Exercise brief:
Output, word for word, every line from the start of the listing down to and including the line that contains "ax.set_yticklabels(yticklabels, fontsize=15)"; include nothing else.

Material:
===

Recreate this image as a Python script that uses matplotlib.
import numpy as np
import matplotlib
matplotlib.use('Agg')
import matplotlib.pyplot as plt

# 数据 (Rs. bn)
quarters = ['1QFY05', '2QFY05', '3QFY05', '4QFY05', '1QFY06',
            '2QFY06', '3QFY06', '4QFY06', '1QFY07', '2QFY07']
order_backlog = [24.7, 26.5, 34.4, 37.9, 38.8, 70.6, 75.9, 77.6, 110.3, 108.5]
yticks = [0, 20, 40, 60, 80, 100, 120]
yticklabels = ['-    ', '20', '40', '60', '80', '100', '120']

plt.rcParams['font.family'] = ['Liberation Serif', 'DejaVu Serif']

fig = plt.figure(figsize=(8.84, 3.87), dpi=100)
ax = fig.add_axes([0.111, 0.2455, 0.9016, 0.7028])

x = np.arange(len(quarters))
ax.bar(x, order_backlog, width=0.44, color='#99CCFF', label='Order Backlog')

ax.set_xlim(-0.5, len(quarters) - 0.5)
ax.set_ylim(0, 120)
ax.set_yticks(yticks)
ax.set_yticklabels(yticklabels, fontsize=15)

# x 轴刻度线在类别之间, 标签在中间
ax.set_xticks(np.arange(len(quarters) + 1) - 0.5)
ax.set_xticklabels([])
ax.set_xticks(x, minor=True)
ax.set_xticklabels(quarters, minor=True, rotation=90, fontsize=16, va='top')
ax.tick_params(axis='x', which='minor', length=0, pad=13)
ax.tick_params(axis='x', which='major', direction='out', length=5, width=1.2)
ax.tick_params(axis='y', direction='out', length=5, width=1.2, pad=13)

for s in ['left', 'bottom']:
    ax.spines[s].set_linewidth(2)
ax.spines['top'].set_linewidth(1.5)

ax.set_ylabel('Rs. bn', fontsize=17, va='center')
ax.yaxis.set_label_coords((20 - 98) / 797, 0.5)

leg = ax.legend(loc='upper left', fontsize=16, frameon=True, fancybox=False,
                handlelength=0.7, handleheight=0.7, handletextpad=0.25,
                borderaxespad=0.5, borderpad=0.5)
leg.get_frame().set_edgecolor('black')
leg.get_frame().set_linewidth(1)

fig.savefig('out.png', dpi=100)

===

Result below:
Recreate this image as a Python script that uses matplotlib.
import numpy as np
import matplotlib
matplotlib.use('Agg')
import matplotlib.pyplot as plt

# 数据 (Rs. bn)
quarters = ['1QFY05', '2QFY05', '3QFY05', '4QFY05', '1QFY06',
            '2QFY06', '3QFY06', '4QFY06', '1QFY07', '2QFY07']
order_backlog = [24.7, 26.5, 34.4, 37.9, 38.8, 70.6, 75.9, 77.6, 110.3, 108.5]
yticks = [0, 20, 40, 60, 80, 100, 120]
yticklabels = ['-    ', '20', '40', '60', '80', '100', '120']

plt.rcParams['font.family'] = ['Liberation Serif', 'DejaVu Serif']

fig = plt.figure(figsize=(8.84, 3.87), dpi=100)
ax = fig.add_axes([0.111, 0.2455, 0.9016, 0.7028])

x = np.arange(len(quarters))
ax.bar(x, order_backlog, width=0.44, color='#99CCFF', label='Order Backlog')

ax.set_xlim(-0.5, len(quarters) - 0.5)
ax.set_ylim(0, 120)
ax.set_yticks(yticks)
ax.set_yticklabels(yticklabels, fontsize=15)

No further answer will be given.